The carbon payback of micro-generation: An integrated hybrid input-output approach

Feed-in Tariffs (FiTs) in the UK have been introduced to stimulate growth in small-scale renewables such as photovoltaics and micro-wind. They form one of the UK’s key policies to decarbonise electricity by 2030. However, the evidence used to inform the policy was predominantly related to costs, capacity and deployment; not contribution to meeting decarbonisation targets. This paper employs an integrated hybrid lifecycle assessment method, which overcomes boundary limitations of traditional process-based assessments, to measure the full lifecycle emissions of solar PV and micro-wind technologies eligible under FiTs. Environmental assessments of policies often do not take account of the lifecycle emissions of technologies, therefore underestimating their emissions contribution and overestimating the success of policies towards decarbonisation targets.
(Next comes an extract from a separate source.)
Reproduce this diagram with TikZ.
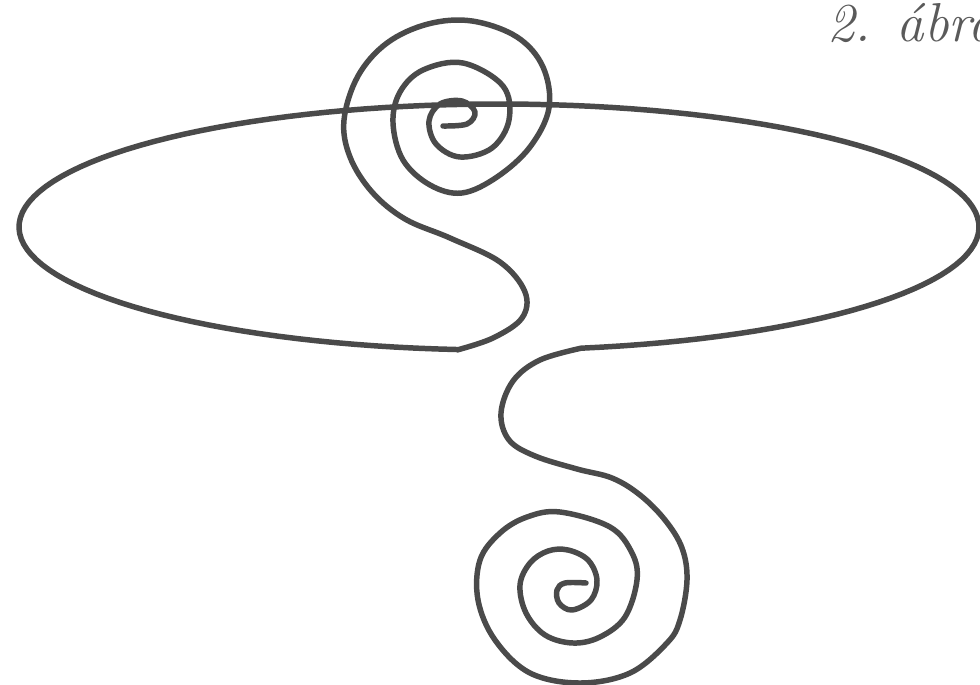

Considering the full lifecycle emissions, the paper assesses the effectiveness of FiTs for driving the UK’s low carbon transition. The results demonstrate that, while there is still significant variation and uncertainty with such estimates, even with the most conservative figures, both the technologies can offer substantial emission savings compared to fossil fuel alternatives when installed in suitable locations. However, the renewable resource of installation sites is critical to the carbon intensity that the technologies can offer. Under a poor renewable resource their impacts can be as high as fossil fuels alternatives. As FiTs makes no distinction between installation sites this should form part of the assessment of funding. Finally, despite their potential for carbon reduction, with the full lifecycle of the considered technologies taken into account, a target of 50 gCO2e/kW h is not possible with the current technology generation efficiencies. The paper concludes that a complete re-assessment of the role of technologies in the decarbonisation of electricity is required to take into account the full lifecycle impacts to gain a more realistic picture of the mitigation potential.

Bush RE; Jacques DA; Scott K; Barrett J (2014), Applied Energy, 119, pp.85-98.